Comme l’a découvert à ses dépens le président de la Fedil Robert Dennewald, les chefs d’entreprise sont difficiles à mobiliser : seule une trentaine avait suivi son appel et envoyé une lettre de protestation à propos de l’index au ministre Schneider. Face au désintérêt de leur base, les organisations patronales (comme les syndicats) se sont mutés en fournisseurs de services : assistance juridique, offre en formation et guidage à travers la jungle administrative. Pour que les entreprises s’encartent et paient leur cotisation, il faut présenter une offre alléchante. Le réseautage en fait partie. Dans le milieu patronal, pour reprendre la formule du sociologue français Michel Offerlé, « l’échange de cartes de visite est le gage d’une réunion réussie ». « En marge de nos conférences se sont déjà constituées des groupements d’achats », estime le dirigeant d’une organisation patronale. Et d’ajouter : « Or il nous faut également démontrer notre impact sur l’élaboration politique, sinon où est l’intérêt pour une grande firme de devenir membre. »
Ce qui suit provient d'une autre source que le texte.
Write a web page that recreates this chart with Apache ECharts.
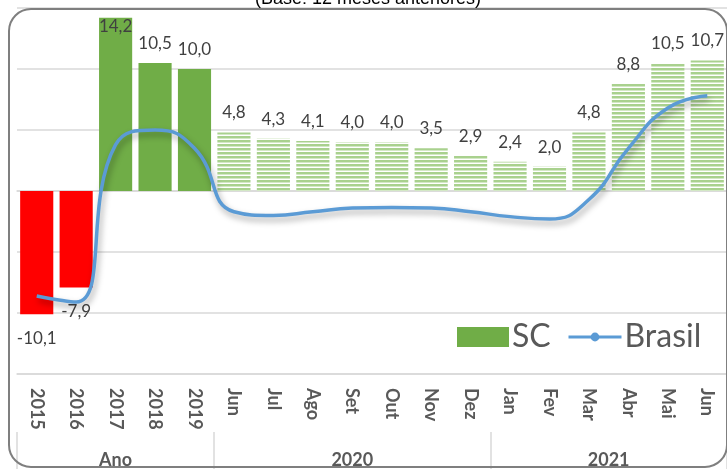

Aux manifs de rue, les organisations patronales préfèrent la mobilisation discrète de l’expertise et du lobbying : rapports, entrevues, statistiques, colloques, sondages et coups de téléphone. Alors que les communiqués des syndicats sont résumés sur les pages politiques, ceux des organisations patronales se retrouvent dans les pages économiques, preuve qu’ils sont entourés d’une aura de scientificité. Quant au lobbying, le partage des rôles est calibré. Comme l’explique le dirigeant d’une organisation patronale, les fédérations interviennent discrètement en amont, lors de l’élaboration législative, les deux Chambres patronales n’entrent en scène qu’une fois le projet de loi déposé. Pour les dossiers européens, les fédérations internationales commencent leur lobbying à Bruxelles auprès de la Commission, les organisations nationales prenant ensuite le relais auprès des politiciens, pour préparer le terrain en vue des Conseils des ministres.